Implementation in the functional style:

Input data

s = [['X1:', '99'], ['X1: Cheese'], ['99'],['X1: Cheese2'],['X1: Cheese3'],
     ['X1: Cheese4'],['X1: blah blah','99','98']]

List comprehension (split to multiple lines for readability):

[
    item for item in s
    if not(len(item) == 1 and item[0].startswith('X1:'))]

You can replace the square brackets for round ones to get a generator.
The old-school functional style:

filter(lambda item: not(len(item) == 1 and item[0].startswith('X1:')), s)

Result (after storing to a list)

[['X1:', '99'], ['99'], ['X1: blah blah', '99', '98']]

mlgtechuser · June 20, 2022, 2:10am

Exactly. And if X1: is last, it’s because X1 is the only element in that sublist. (X1 is always first.)

Agreed. I did this one as an experiment really just to see if it was possible. It’s probably my least favored solution for the reasons you pointed out.

I enthusiastically agree that list comprehension is often used (mis-used) for convoluted parsing, which is why I tend not to use it much. I’d like to know more about their intended proper use. Do you know of a fundamental reference on its use intent that includes a good summary?
(I’ll search myself when I get back to my computer; am on my phone right now.) [EDIT: ] This appears to be a good one: Functional Programming HOWTO.

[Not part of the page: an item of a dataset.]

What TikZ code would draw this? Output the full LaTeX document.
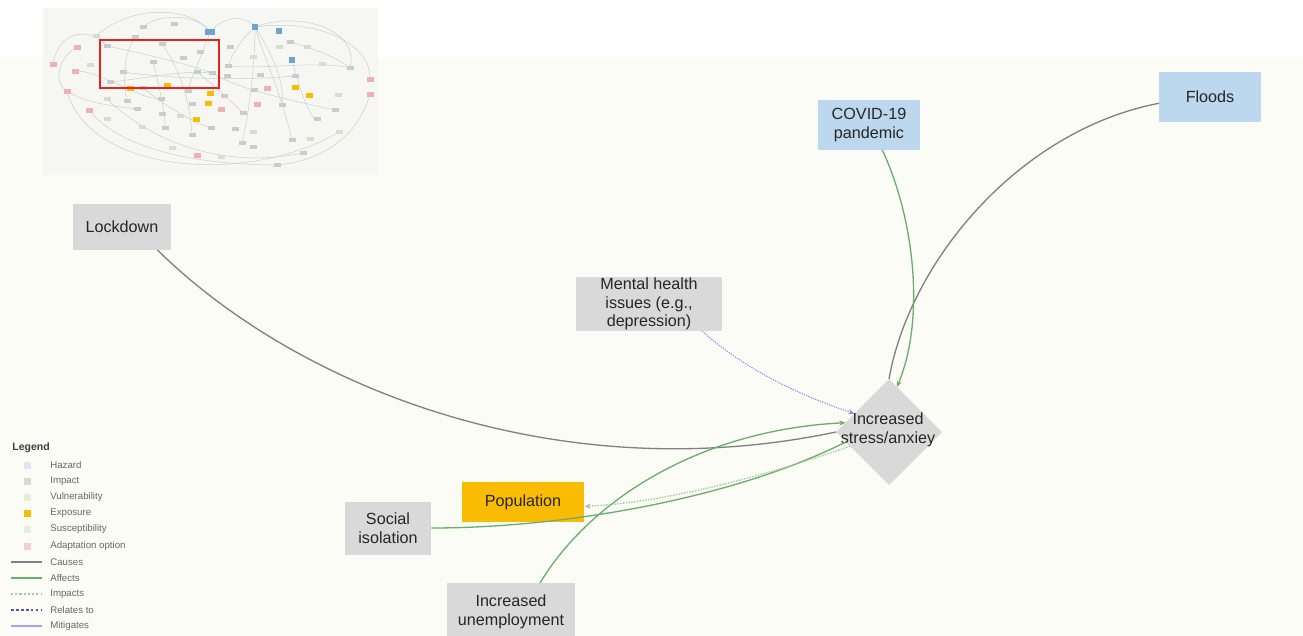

vbrozik · June 20, 2022, 7:49am

Now I understand, it was with this assumption! I almost always try to write a robust code which does not depend too much on a strict format of the input data. For example the shorter code will fail silently ^[1] with the input ['99', 'X1: Hello'].

I think Tutorial Library – Real Python has good tutorials. Also some talks on PyCon have interesting insight into the functional style. From the latest PyCon US: https://www.youtube.com/watch?v=2gPdodp6i3Y

incorrect behaviour, no error message ↩︎

mlgtechuser · June 20, 2022, 2:08pm

Thank you, Václav. Now I have some homework to do! Do those references cover what you said about not changing data with list comprehension? (Generators, for sure, but I’m looking to increase my understanding of the theory and philosophy of list comprehensions and correct any misconceptions that I might have.)

ROSS: apologies for hijacking your topic a little bit. At least this is relevant to the list parsing marathon we’ve been on.

vbrozik · June 20, 2022, 2:41pm

Unfortunately I do not remember. I think that the description on Wikipedia is good:

mlgtechuser · June 20, 2022, 3:02pm

Vunderbar. It’s also well-summarized in the Functional Programming HOWTO at docs.python:

Functional programming can be considered the opposite of object-oriented programming. Objects are little capsules containing some internal state along with a collection of method calls that let you modify this state, and programs consist of making the right set of state changes. Functional programming wants to avoid state changes as much as possible and works with data flowing between functions. [emphasis added]

Mutating the iterated data is obviously a state change.